REQUIREMENTS :: Include the line containing "const y0 = H" and all lines before it, repeated exactly from the listing below, without pictures.

§ §

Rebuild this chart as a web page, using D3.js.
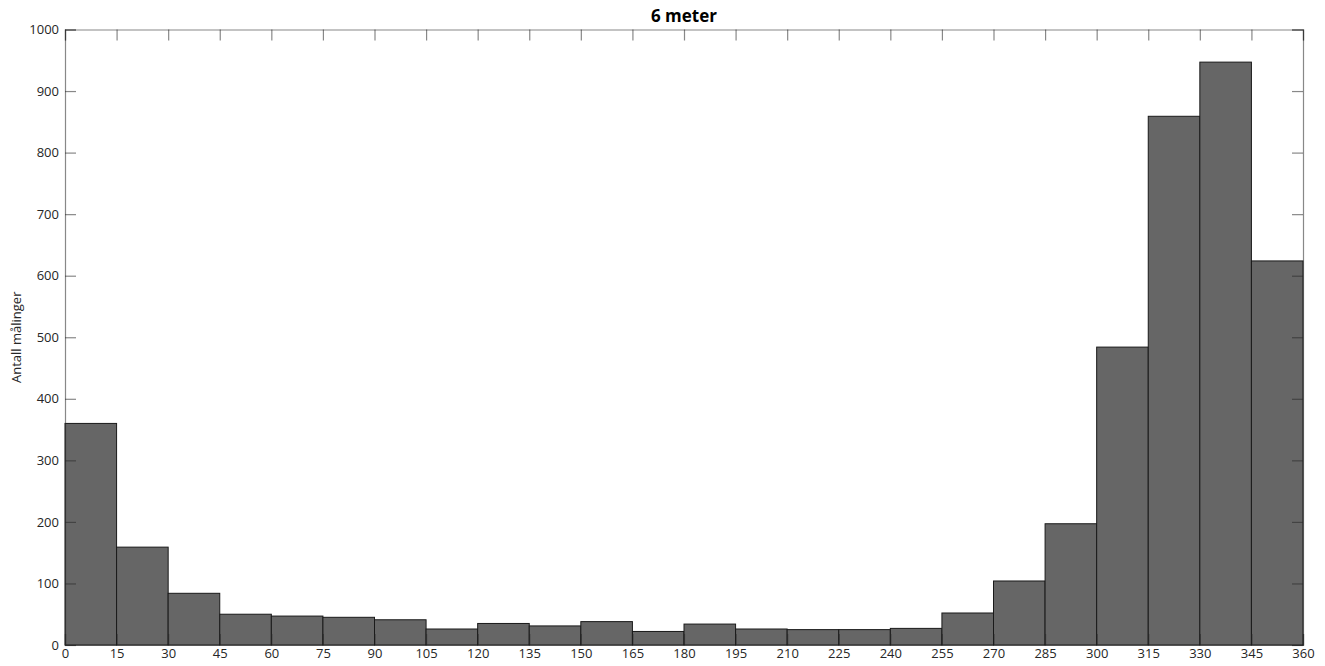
<!DOCTYPE html>
<html>
<head>
<meta charset="utf-8">
<script src="https://cdn.jsdelivr.net/npm/d3@7"></script>
<style>
  html, body { margin: 0; padding: 0; background: #fff; }
  svg { display: block; }
  text { font-family: "Open Sans", "DejaVu Sans", sans-serif; fill: #262626; }
</style>
</head>
<body>
<svg id="chart" width="1325" height="666"></svg>
<script>
// Wind direction histogram: bin edges (degrees) and measurement counts per 15° bin
const binEdges = [0, 15, 30, 45, 60, 75, 90, 105, 120, 135, 150, 165, 180,
                  195, 210, 225, 240, 255, 270, 285, 300, 315, 330, 345, 360];
const counts = [360, 159, 84, 50, 47, 45, 41, 26, 35, 31, 38, 22,
                34, 26, 25, 25, 27, 52, 104, 197, 484, 859, 947, 624];
const yTicks = [0, 100, 200, 300, 400, 500, 600, 700, 800, 900, 1000];
const xTicks = binEdges;
const titleText = "6 meter";
const yLabel = "Antall målinger";

const svg = d3.select("#chart");
const margin = { left: 65, right: 22, top: 29.5, bottom: 21 };
const W = 1325, H = 666;
const x0 = margin.left, x1 = W - margin.right;
const y0 = H - margin.bottom, y1 = margin.top;

const x = d3.scaleLinear().domain([0, 360]).range([x0, x1]);
const y = d3.scaleLinear().domain([0, 1000]).range([y0, y1]);

const bins = counts.map((c, i) => ({ lo: binEdges[i], hi: binEdges[i + 1], c }));

// Bars
svg.append("g").selectAll("rect").data(bins).join("rect")
  .attr("x", d => x(d.lo))
  .attr("y", d => y(d.c))
  .attr("width", d => x(d.hi) - x(d.lo))
  .attr("height", d => y(0) - y(d.c))
  .attr("fill", "#666666")
  .attr("stroke", "#1a1a1a")
  .attr("stroke-width", 1);

// Axes with inward ticks, box on all four sides
const tickLen = 11;
const axisColor = "#262626";
const axisOpacity = 0.55;

const gBottom = svg.append("g").attr("transform", `translate(0,${y0})`)
  .call(d3.axisBottom(x).tickValues(xTicks).tickSize(-tickLen).tickPadding(4).tickFormat(d3.format("d")));
const gTop = svg.append("g").attr("transform", `translate(0,${y1})`)
  .call(d3.axisTop(x).tickValues(xTicks).tickSize(-tickLen).tickFormat(""));
const gLeft = svg.append("g").attr("transform", `translate(${x0},0)`)
  .call(d3.axisLeft(y).tickValues(yTicks).tickSize(-tickLen).tickPadding(6).tickFormat(d3.format("d")));
const gRight = svg.append("g").attr("transform", `translate(${x1},0)`)
  .call(d3.axisRight(y).tickValues(yTicks).tickSize(-tickLen).tickFormat(""));

[gBottom, gTop, gLeft, gRight].forEach(g => {
  g.selectAll("path.domain").attr("stroke", axisColor).attr("stroke-opacity", axisOpacity)
    .attr("stroke-width", 1.2);
  g.selectAll(".tick line").attr("stroke", axisColor).attr("stroke-opacity", axisOpacity)
    .attr("stroke-width", 1.2);
  g.selectAll(".tick text").attr("fill", "#262626").style("font-size", "13px")
    .style("font-family", "'Open Sans', 'DejaVu Sans', sans-serif");
});

// Title
svg.append("text")
  .attr("x", (x0 + x1) / 2)
  .attr("y", 22)
  .attr("text-anchor", "middle")
  .style("font-size", "17px")
  .style("font-weight", "bold")
  .style("fill", "#000")
  .text(titleText);

// Y-axis label
svg.append("text")
  .attr("transform", `translate(21,${(y0 + y1) / 2}) rotate(-90)`)
  .attr("text-anchor", "middle")
  .style("font-size", "13px")
  .text(yLabel);
</script>
</body>
</html>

§ §

SOLUTION TO THE EXERCISE ::
Rebuild this chart as a web page, using D3.js.
<!DOCTYPE html>
<html>
<head>
<meta charset="utf-8">
<script src="https://cdn.jsdelivr.net/npm/d3@7"></script>
<style>
  html, body { margin: 0; padding: 0; background: #fff; }
  svg { display: block; }
  text { font-family: "Open Sans", "DejaVu Sans", sans-serif; fill: #262626; }
</style>
</head>
<body>
<svg id="chart" width="1325" height="666"></svg>
<script>
// Wind direction histogram: bin edges (degrees) and measurement counts per 15° bin
const binEdges = [0, 15, 30, 45, 60, 75, 90, 105, 120, 135, 150, 165, 180,
                  195, 210, 225, 240, 255, 270, 285, 300, 315, 330, 345, 360];
const counts = [360, 159, 84, 50, 47, 45, 41, 26, 35, 31, 38, 22,
                34, 26, 25, 25, 27, 52, 104, 197, 484, 859, 947, 624];
const yTicks = [0, 100, 200, 300, 400, 500, 600, 700, 800, 900, 1000];
const xTicks = binEdges;
const titleText = "6 meter";
const yLabel = "Antall målinger";

const svg = d3.select("#chart");
const margin = { left: 65, right: 22, top: 29.5, bottom: 21 };
const W = 1325, H = 666;
const x0 = margin.left, x1 = W - margin.right;
const y0 = H - margin.bottom, y1 = margin.top;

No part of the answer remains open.